Choice of group: The BLS signature requires the use of a pairing-equipped curve which generally yield three groups: G_1, G_2 and G_T. In the BLS signature scheme, there is a choice on which group to define the public key and the signature:

  • Public key is on G_1 and signature on G_2
  • Public key is on G_2 and signature on G_1

The group G_1 is “smaller” and hence offer faster arithmetic operations and smaller byte representation of its elements. Filecoin currently uses the group G_1 for representing public keys and the group G_2 for representing signatures.

Wire Format: Filecoin uses the standard way to serialize BLS signatures as explained in the RFC Section 2.6.1.

Rationale: BLS signatures have two main characteristics that are making them ideal candidates in recent blockchain systems:

  • BLS signatures are deterministic: for a given message and a given secret key, the signature is always the same. That feature removes an important security weakness of most randomized signature schemes: signer must never re-use the same randomness twice otherwise this reveals its private key. As well, deterministic signatures are an ideal candidate to reduce the attack surface in terms of grinding, which is a real concern in recent proof of stake systems.
  • BLS signatures are aggregatable: one can aggregate signatures from different signers into one single signature. This feature enables drastically saving space on the blockchain, especially when aggregating user messages.

Aggregation Functionality: The aggregation functionality is commutative and associative, enabling partial aggregation. For example, given (PK1, sig1), (PK2, sig2), (PK3, sig3), one can first aggregate (PK12 = PK1 + PK2, sig12 = sig1 + sig2) then aggregate with the third tuple to produce (PK123 = PK12 + PK3, sig123 = sig12 + sig3).
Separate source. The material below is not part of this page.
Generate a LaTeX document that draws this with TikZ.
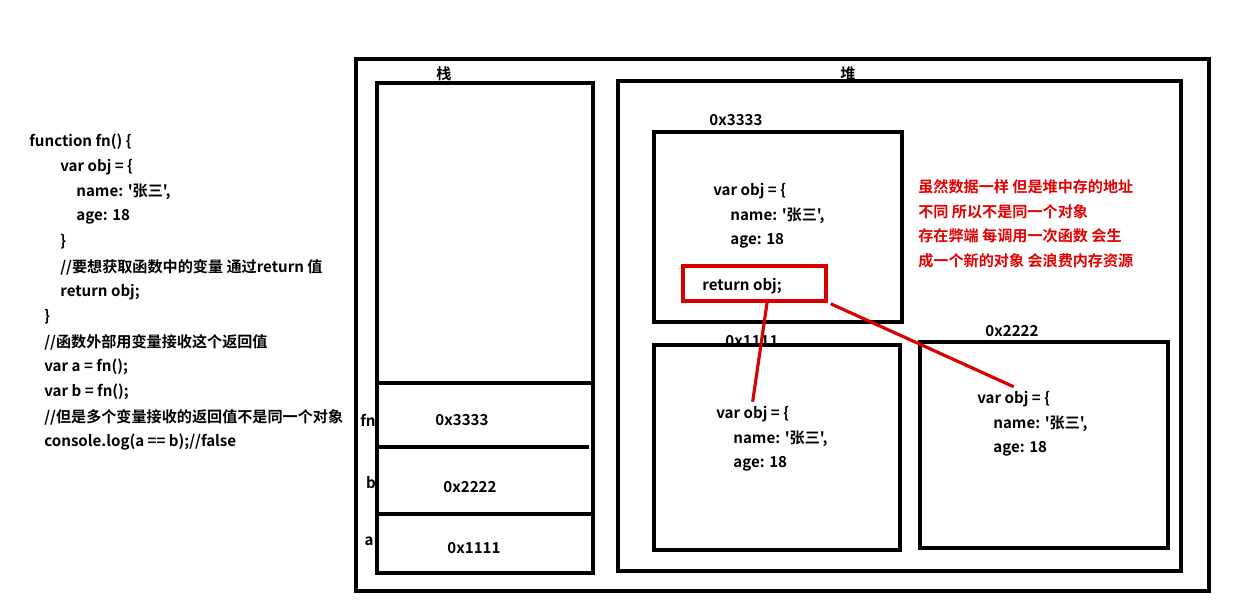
\documentclass[tikz,border=0pt]{standalone}
\usepackage{fontspec}
\newfontfamily\cjkfont{Noto Sans CJK SC}[BoldFont={* Bold}]
\usetikzlibrary{positioning, calc}

\begin{document}
\begin{tikzpicture}[x=0.02cm, y=-0.02cm,
    box/.style={draw, line width=2pt},
    redbox/.style={draw=red!85!black, line width=2pt},
    link/.style={red!85!black, line width=1.8pt},
    code/.style={anchor=west, inner sep=0pt, yshift=-1.1pt, font=\cjkfont\bfseries\fontsize{8.6}{10}\selectfont},
    note/.style={code, text=red!90!black}]
    \useasboundingbox (0,0) rectangle (1251,612);

    % Code on the left
    \node[code] (l1) at (29,140) {function fn() \{};
    \node[code] (l2) at (60,165) {var obj = \{};
    \node[code] (l3) at (76,190) {name: '张三',};
    \node[code] (l4) at (76,215) {age: 18};
    \node[code] (l5) at (60,240) {\}};
    \node[code] (l6) at (60,265) {//要想获取函数中的变量 通过return 值};
    \node[code] (l7) at (60,290) {return obj;};
    \node[code] (l8) at (44,315) {\}};
    \node[code] (l9) at (44,340) {//函数外部用变量接收这个返回值};
    \node[code] (l10) at (44,365) {var a = fn();};
    \node[code] (l11) at (44,390) {var b = fn();};
    \node[code] (l12) at (44,415) {//但是多个变量接收的返回值不是同一个对象};
    \node[code] (l13) at (44,440) {console.log(a == b);//false};

    % Memory frame
    \draw[box] (356,59) rectangle (1209,591);

    % Stack
    \node[code, anchor=center] (stack) at (444,72) {栈};
    \draw[box] (377,83) rectangle (593,573);
    \draw[box] (377,383) -- (593,383);
    \draw[box] (377,447) -- (589,447);
    \draw[box] (377,514) -- (595,514);
    \node[code, anchor=center] (fn) at (368,418) {fn};
    \node[code, anchor=center] (b) at (371,481) {b};
    \node[code, anchor=center] (a) at (369,539) {a};
    \node[code, anchor=center] (sfn) at (462,418) {0x3333};
    \node[code, anchor=center] (sb) at (470,485) {0x2222};
    \node[code, anchor=center] (sa) at (474,546) {0x1111};

    % Heap
    \node[code, anchor=center] (heap) at (848,72) {堆};
    \draw[box] (618,81) rectangle (1181,571);

    % Object 0x3333
    \node[code, anchor=center] (h3) at (736,118) {0x3333};
    \draw[box] (654,132) rectangle (902,322);
    \node[code] (h3v) at (713,189) {var obj = \{};
    \node[code] (h3n) at (730,214) {name: '张三',};
    \node[code] (h3a) at (730,239) {age: 18};
    \node[redbox, minimum width=2.86cm, minimum height=0.7cm] (ret) at (754.5,283.5) {};
    \node[code] (rettxt) at (702,284) {return obj;};

    % Object 0x1111
    \node[code, anchor=center] (h1) at (752,339) {0x1111};
    \draw[box] (654,345) rectangle (900,550);
    \node[code] (h1v) at (716,412) {var obj = \{};
    \node[code] (h1n) at (733,437) {name: '张三',};
    \node[code] (h1a) at (733,462) {age: 18};

    % Object 0x2222
    \node[code, anchor=center] (h2) at (1012,329) {0x2222};
    \draw[box] (920,342) rectangle (1168,548);
    \node[code] (h2v) at (977,397) {var obj = \{};
    \node[code] (h2n) at (993,422) {name: '张三',};
    \node[code] (h2a) at (993,447) {age: 18};

    % Note
    \node[note] (n1) at (918,185) {虽然数据一样 但是堆中存的地址};
    \node[note] (n2) at (918,210) {不同 所以不是同一个对象};
    \node[note] (n3) at (918,234) {存在弊端 每调用一次函数 会生};
    \node[note] (n4) at (918,259) {成一个新的对象 会浪费内存资源};

    % Links
    \draw[link] ($(ret.south)+(13,-3)$) -- ($(h1v.north)+(0,-4)$);
    \draw[link] ($(ret.south east)+(3,1)$) -- ($(h2v.north)+(0,-4)$);
\end{tikzpicture}
\end{document}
Aggregation Security: The naive BLS signature aggregation scheme is vulnerable to rogue-key attacks where the attacker can freely choose its public key. To prevent against this class of attacks there exists three different kind of measures, as explained here:

  • Enforce distinct messages
  • Prove knowledge of the secret key
  • Use a modified scheme (such as BLS Multi Sig)

Fortunately, Filecoin can enforce the first condition to safely use the aggregation property: Filecoin uses aggregation only for aggregating message signatures within a single block. Since Filecoin uses the account model to represent the state of the chain, each message for a given signer is used in combination with a nonce to avoid replay attacks. As a direct consequence, every message is unique thereby the aggregation is done on distinct messages. Obviously, the assumption here is that the block producer enforces that distinction and the other miners will check all messages to make sure they are valid.